The lines from the top of the material below through the line containing "const valueTicks = [0.5, 0.6, 0.7, 0.8, 0.9]" are to be printed exactly, with pictures omitted.
━━━ GIVEN INFORMATION ━━━
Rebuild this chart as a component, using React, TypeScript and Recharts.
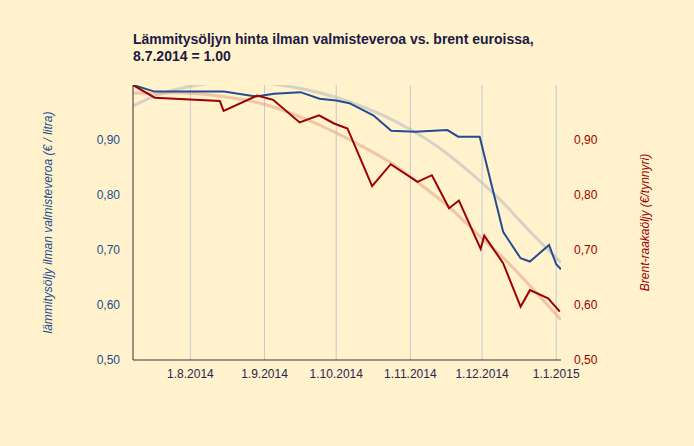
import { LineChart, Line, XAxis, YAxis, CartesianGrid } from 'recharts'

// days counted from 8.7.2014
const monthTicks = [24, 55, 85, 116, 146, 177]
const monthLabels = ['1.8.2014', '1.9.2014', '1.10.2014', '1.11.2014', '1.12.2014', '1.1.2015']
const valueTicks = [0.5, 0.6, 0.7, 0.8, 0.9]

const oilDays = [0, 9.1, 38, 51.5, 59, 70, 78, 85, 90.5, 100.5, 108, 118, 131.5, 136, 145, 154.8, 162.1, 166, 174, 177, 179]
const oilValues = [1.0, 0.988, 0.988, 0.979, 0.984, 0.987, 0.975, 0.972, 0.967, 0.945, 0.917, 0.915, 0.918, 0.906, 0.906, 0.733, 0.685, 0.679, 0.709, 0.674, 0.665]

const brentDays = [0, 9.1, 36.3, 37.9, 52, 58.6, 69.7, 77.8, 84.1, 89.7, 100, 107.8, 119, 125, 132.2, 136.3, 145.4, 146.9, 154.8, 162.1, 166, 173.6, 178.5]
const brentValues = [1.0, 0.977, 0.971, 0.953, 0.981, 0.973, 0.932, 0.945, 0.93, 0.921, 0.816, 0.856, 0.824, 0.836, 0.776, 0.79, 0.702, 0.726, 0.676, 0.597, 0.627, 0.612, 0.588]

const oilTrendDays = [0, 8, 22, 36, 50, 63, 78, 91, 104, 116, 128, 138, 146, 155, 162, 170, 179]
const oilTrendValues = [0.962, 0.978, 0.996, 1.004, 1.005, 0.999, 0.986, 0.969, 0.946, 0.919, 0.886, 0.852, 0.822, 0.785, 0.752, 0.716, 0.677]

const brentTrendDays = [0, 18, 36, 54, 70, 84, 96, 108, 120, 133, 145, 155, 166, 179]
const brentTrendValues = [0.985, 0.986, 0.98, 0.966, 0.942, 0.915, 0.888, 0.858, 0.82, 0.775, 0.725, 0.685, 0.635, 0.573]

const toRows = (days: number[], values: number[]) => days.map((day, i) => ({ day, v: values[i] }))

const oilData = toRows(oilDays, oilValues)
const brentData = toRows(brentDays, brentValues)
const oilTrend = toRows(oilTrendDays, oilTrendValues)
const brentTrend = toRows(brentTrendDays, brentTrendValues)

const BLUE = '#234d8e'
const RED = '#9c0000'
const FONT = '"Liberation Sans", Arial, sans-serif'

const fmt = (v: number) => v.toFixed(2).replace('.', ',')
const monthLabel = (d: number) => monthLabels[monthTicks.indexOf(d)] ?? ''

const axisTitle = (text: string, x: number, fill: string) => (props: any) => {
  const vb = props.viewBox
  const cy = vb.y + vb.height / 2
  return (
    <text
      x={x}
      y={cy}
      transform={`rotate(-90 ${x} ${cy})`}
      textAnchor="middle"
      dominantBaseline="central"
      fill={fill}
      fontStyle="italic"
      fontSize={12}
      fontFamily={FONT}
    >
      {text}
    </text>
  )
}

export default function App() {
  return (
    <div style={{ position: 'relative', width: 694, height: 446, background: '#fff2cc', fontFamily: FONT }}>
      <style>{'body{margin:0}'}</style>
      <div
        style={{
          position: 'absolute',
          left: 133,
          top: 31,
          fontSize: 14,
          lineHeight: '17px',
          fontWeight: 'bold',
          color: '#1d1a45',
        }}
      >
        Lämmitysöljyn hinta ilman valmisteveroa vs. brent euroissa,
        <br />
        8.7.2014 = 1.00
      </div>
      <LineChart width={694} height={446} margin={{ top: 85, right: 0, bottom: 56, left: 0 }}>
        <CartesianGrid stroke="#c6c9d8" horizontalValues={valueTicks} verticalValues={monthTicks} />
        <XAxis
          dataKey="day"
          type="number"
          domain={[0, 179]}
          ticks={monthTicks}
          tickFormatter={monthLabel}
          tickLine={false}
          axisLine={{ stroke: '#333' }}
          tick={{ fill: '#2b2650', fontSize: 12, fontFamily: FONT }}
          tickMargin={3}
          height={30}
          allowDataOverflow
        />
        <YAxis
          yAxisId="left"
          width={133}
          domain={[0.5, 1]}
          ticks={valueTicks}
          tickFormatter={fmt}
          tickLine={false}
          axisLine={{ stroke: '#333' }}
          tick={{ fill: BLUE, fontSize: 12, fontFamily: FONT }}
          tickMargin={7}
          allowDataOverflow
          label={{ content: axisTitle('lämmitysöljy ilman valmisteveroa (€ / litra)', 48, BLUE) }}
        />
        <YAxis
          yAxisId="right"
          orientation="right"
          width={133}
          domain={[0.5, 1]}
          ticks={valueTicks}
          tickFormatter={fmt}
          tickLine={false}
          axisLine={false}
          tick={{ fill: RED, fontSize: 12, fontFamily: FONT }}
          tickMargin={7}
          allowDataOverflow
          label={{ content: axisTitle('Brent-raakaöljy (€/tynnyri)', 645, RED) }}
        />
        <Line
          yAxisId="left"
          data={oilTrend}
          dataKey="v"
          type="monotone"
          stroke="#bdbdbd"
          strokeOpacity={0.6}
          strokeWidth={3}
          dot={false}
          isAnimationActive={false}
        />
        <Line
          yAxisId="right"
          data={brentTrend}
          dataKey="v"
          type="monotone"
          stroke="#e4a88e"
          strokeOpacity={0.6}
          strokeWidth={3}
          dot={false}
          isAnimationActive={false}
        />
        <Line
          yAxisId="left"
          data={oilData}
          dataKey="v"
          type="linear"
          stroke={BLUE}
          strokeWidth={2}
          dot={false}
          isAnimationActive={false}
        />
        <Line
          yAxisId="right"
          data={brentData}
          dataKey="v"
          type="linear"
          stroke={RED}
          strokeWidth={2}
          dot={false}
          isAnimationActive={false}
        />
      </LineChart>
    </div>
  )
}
━━━
▶ THE RESULT:
Rebuild this chart as a component, using React, TypeScript and Recharts.
import { LineChart, Line, XAxis, YAxis, CartesianGrid } from 'recharts'

// days counted from 8.7.2014
const monthTicks = [24, 55, 85, 116, 146, 177]
const monthLabels = ['1.8.2014', '1.9.2014', '1.10.2014', '1.11.2014', '1.12.2014', '1.1.2015']
const valueTicks = [0.5, 0.6, 0.7, 0.8, 0.9]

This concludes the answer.